═════ GIVEN MATERIAL ═════

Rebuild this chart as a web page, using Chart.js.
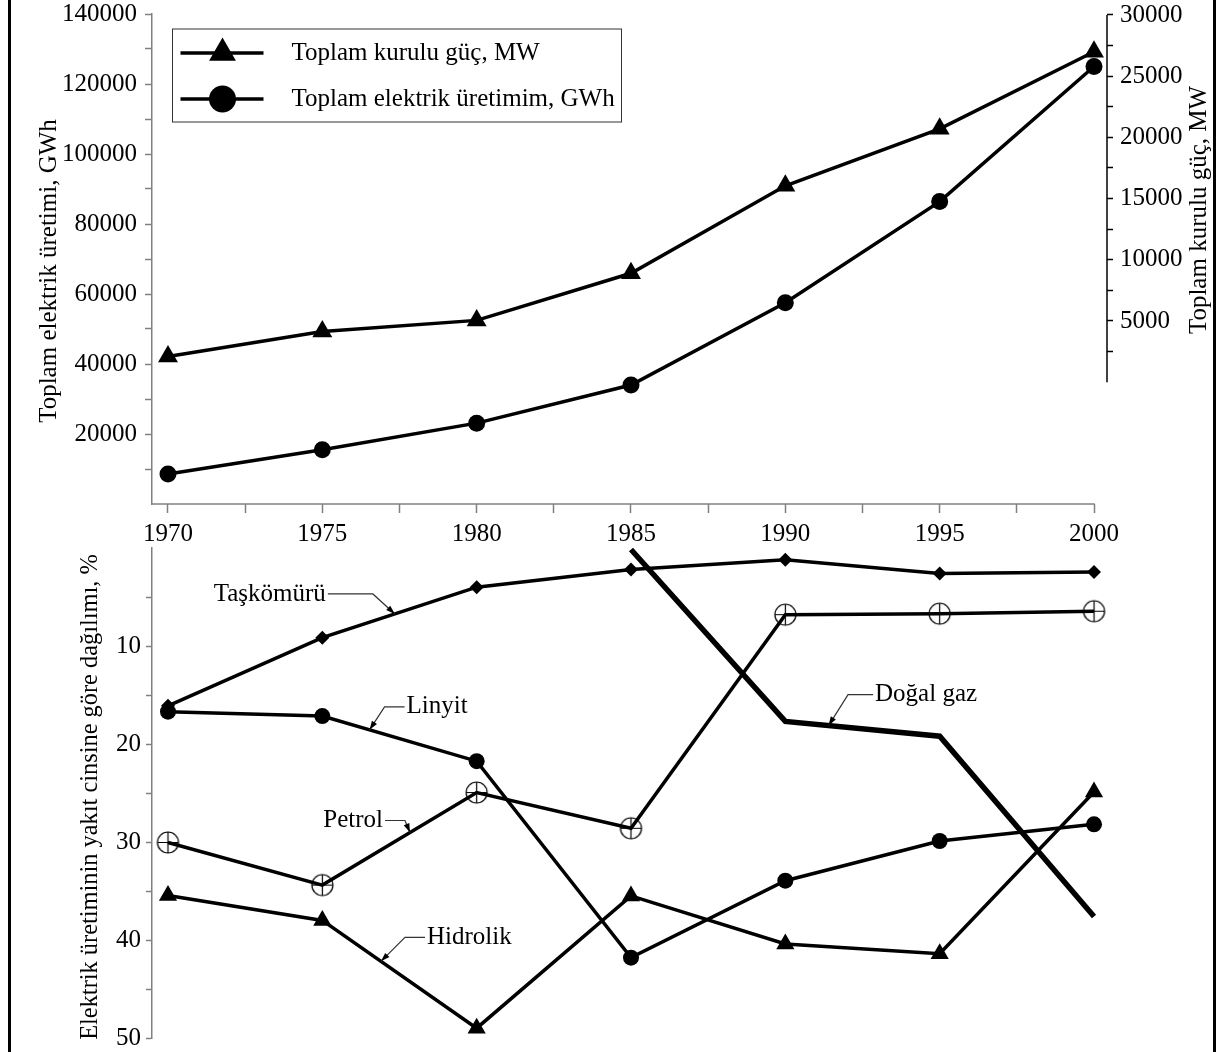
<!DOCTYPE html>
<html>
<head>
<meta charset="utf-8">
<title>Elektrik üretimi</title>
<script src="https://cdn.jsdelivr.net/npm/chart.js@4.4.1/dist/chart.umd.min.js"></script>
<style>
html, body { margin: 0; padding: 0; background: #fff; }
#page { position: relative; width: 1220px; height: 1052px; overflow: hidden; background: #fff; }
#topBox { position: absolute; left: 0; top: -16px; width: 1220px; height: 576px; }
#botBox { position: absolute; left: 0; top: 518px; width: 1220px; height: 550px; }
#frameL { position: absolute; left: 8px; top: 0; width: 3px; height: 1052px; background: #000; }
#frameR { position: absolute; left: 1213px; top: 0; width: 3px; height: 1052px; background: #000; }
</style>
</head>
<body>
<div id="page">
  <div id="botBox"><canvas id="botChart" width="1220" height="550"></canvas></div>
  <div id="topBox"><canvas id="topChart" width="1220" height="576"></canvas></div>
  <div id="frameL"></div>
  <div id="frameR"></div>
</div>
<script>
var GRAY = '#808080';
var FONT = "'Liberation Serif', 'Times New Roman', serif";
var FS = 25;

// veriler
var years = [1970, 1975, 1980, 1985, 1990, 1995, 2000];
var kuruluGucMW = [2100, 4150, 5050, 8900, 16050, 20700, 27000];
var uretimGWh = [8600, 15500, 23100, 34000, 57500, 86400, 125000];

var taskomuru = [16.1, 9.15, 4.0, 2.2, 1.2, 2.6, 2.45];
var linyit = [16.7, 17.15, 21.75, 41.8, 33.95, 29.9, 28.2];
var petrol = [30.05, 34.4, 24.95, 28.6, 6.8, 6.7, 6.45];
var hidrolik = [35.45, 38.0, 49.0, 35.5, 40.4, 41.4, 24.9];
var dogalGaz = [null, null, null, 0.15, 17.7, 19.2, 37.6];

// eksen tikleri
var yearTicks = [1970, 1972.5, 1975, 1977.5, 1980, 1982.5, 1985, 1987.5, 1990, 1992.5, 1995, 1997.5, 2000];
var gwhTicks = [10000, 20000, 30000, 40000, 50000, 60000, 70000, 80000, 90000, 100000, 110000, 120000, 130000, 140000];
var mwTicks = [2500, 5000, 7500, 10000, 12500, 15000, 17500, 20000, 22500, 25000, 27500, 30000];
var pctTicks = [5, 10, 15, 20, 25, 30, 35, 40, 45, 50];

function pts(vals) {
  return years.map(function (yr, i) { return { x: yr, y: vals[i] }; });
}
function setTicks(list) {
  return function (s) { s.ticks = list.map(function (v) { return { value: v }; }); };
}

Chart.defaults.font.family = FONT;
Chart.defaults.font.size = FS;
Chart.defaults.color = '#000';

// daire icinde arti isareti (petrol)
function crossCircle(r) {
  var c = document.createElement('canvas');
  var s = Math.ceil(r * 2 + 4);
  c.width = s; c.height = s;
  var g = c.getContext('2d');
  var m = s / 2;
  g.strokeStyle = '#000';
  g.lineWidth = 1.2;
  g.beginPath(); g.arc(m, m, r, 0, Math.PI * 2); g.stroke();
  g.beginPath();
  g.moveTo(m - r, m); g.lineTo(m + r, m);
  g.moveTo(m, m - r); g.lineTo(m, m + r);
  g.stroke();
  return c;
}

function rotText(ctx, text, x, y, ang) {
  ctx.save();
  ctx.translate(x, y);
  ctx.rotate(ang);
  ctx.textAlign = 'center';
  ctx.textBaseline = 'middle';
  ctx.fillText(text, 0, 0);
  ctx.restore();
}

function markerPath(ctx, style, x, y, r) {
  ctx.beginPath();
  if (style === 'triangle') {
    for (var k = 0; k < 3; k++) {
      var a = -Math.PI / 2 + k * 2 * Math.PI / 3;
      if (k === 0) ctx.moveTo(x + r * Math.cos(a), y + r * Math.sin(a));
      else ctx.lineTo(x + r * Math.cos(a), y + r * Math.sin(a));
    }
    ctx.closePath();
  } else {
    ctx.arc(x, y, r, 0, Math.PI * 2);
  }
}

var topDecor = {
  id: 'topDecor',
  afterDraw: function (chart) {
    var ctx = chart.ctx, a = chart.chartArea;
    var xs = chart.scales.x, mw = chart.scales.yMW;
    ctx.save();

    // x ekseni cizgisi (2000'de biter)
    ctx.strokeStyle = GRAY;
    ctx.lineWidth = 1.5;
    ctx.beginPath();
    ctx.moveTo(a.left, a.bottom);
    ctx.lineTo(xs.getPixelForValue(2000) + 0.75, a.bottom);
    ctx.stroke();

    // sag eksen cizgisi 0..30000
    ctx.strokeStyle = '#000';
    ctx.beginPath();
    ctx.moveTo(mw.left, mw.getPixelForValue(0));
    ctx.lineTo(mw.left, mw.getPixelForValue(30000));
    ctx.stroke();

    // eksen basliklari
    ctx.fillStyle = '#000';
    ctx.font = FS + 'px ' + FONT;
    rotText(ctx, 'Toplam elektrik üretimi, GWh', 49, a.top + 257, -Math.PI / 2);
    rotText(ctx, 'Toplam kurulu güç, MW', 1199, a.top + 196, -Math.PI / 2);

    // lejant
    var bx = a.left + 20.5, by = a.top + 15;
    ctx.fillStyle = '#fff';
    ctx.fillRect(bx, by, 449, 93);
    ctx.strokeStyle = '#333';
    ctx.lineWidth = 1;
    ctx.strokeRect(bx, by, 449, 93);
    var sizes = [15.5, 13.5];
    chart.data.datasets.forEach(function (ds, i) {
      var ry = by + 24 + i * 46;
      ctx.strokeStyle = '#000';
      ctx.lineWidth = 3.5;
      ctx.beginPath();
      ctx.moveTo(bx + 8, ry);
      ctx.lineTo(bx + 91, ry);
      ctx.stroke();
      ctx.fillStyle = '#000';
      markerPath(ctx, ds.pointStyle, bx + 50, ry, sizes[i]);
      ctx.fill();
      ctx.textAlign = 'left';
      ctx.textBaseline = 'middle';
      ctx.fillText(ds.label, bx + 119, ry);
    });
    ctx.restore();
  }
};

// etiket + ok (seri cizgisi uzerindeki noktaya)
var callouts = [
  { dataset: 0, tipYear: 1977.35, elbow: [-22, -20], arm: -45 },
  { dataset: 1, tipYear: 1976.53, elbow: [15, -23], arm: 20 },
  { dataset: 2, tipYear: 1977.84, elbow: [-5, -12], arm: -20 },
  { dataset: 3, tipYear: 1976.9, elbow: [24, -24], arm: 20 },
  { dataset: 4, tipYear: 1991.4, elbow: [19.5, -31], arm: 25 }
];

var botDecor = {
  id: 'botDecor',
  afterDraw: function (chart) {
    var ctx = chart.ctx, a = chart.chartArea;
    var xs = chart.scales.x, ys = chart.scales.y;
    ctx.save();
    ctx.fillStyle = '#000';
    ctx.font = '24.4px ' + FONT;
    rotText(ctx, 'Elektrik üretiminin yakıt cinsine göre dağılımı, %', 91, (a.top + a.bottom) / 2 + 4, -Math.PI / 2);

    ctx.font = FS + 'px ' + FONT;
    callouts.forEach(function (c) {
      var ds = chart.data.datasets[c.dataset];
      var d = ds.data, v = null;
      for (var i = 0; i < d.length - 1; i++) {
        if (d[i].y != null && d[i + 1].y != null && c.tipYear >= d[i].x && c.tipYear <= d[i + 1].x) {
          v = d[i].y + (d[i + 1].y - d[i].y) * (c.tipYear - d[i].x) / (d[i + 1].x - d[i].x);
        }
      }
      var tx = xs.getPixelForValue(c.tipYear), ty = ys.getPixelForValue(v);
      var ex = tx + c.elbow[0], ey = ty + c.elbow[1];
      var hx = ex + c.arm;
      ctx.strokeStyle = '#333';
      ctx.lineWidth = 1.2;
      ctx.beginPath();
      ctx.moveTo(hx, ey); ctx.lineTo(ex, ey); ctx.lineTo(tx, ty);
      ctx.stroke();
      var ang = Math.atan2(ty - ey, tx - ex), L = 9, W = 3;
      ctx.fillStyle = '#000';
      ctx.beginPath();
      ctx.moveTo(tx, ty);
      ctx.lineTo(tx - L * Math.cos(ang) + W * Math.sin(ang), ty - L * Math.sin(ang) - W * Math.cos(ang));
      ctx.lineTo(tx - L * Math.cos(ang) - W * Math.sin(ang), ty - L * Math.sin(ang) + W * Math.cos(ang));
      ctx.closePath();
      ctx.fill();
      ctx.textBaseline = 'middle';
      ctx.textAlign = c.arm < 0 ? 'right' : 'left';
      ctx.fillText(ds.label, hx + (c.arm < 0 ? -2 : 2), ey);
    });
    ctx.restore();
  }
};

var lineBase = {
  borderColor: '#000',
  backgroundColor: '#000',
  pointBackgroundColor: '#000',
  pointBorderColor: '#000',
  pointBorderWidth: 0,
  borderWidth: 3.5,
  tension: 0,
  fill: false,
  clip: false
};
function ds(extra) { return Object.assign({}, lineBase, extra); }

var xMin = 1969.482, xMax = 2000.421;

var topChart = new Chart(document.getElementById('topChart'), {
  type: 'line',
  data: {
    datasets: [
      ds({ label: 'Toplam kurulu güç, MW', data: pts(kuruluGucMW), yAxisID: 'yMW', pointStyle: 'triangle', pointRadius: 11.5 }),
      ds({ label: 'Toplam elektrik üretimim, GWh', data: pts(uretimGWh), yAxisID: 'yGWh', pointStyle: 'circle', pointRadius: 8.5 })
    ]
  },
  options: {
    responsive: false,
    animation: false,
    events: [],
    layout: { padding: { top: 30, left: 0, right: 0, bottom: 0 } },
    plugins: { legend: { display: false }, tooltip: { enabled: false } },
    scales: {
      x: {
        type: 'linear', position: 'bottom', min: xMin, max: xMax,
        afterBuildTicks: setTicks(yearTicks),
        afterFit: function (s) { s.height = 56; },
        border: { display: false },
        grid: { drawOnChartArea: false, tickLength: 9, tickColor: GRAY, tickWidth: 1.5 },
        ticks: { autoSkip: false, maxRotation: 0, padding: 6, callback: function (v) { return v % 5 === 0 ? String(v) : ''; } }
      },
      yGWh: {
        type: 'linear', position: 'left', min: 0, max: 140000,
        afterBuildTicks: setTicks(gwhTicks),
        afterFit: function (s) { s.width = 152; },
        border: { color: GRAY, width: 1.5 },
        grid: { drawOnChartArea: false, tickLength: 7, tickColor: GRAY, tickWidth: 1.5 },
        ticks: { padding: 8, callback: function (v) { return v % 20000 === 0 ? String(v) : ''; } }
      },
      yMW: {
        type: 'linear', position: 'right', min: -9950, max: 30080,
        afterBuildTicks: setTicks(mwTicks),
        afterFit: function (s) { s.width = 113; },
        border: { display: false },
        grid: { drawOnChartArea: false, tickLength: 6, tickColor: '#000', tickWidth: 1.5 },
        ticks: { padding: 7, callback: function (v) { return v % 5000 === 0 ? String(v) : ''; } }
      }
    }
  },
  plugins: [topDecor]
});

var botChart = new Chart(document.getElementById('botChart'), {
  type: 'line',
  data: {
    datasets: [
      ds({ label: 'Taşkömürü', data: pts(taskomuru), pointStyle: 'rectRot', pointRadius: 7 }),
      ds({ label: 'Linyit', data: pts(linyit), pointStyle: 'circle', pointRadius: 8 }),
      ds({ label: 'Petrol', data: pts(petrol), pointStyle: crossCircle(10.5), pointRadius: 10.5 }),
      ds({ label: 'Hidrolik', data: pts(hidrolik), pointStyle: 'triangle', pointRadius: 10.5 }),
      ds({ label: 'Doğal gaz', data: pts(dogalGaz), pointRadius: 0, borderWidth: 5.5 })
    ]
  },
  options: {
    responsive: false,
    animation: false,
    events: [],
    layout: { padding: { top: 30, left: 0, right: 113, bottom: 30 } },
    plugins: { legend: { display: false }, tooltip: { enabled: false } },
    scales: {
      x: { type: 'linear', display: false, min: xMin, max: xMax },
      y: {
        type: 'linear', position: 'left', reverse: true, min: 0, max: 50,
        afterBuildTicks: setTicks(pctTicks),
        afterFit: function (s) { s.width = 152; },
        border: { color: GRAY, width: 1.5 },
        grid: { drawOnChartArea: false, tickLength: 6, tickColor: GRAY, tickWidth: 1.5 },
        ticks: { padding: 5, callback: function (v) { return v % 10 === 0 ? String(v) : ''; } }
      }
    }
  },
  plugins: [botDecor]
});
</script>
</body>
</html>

═════

WRITTEN TASK: Exactly restate the lines from the beginning of the data through the line with "57500, 86400, 125000];", and no others, keeping pictures out.

RESULT BELOW:
Rebuild this chart as a web page, using Chart.js.
<!DOCTYPE html>
<html>
<head>
<meta charset="utf-8">
<title>Elektrik üretimi</title>
<script src="https://cdn.jsdelivr.net/npm/chart.js@4.4.1/dist/chart.umd.min.js"></script>
<style>
html, body { margin: 0; padding: 0; background: #fff; }
#page { position: relative; width: 1220px; height: 1052px; overflow: hidden; background: #fff; }
#topBox { position: absolute; left: 0; top: -16px; width: 1220px; height: 576px; }
#botBox { position: absolute; left: 0; top: 518px; width: 1220px; height: 550px; }
#frameL { position: absolute; left: 8px; top: 0; width: 3px; height: 1052px; background: #000; }
#frameR { position: absolute; left: 1213px; top: 0; width: 3px; height: 1052px; background: #000; }
</style>
</head>
<body>
<div id="page">
  <div id="botBox"><canvas id="botChart" width="1220" height="550"></canvas></div>
  <div id="topBox"><canvas id="topChart" width="1220" height="576"></canvas></div>
  <div id="frameL"></div>
  <div id="frameR"></div>
</div>
<script>
var GRAY = '#808080';
var FONT = "'Liberation Serif', 'Times New Roman', serif";
var FS = 25;

// veriler
var years = [1970, 1975, 1980, 1985, 1990, 1995, 2000];
var kuruluGucMW = [2100, 4150, 5050, 8900, 16050, 20700, 27000];
var uretimGWh = [8600, 15500, 23100, 34000, 57500, 86400, 125000];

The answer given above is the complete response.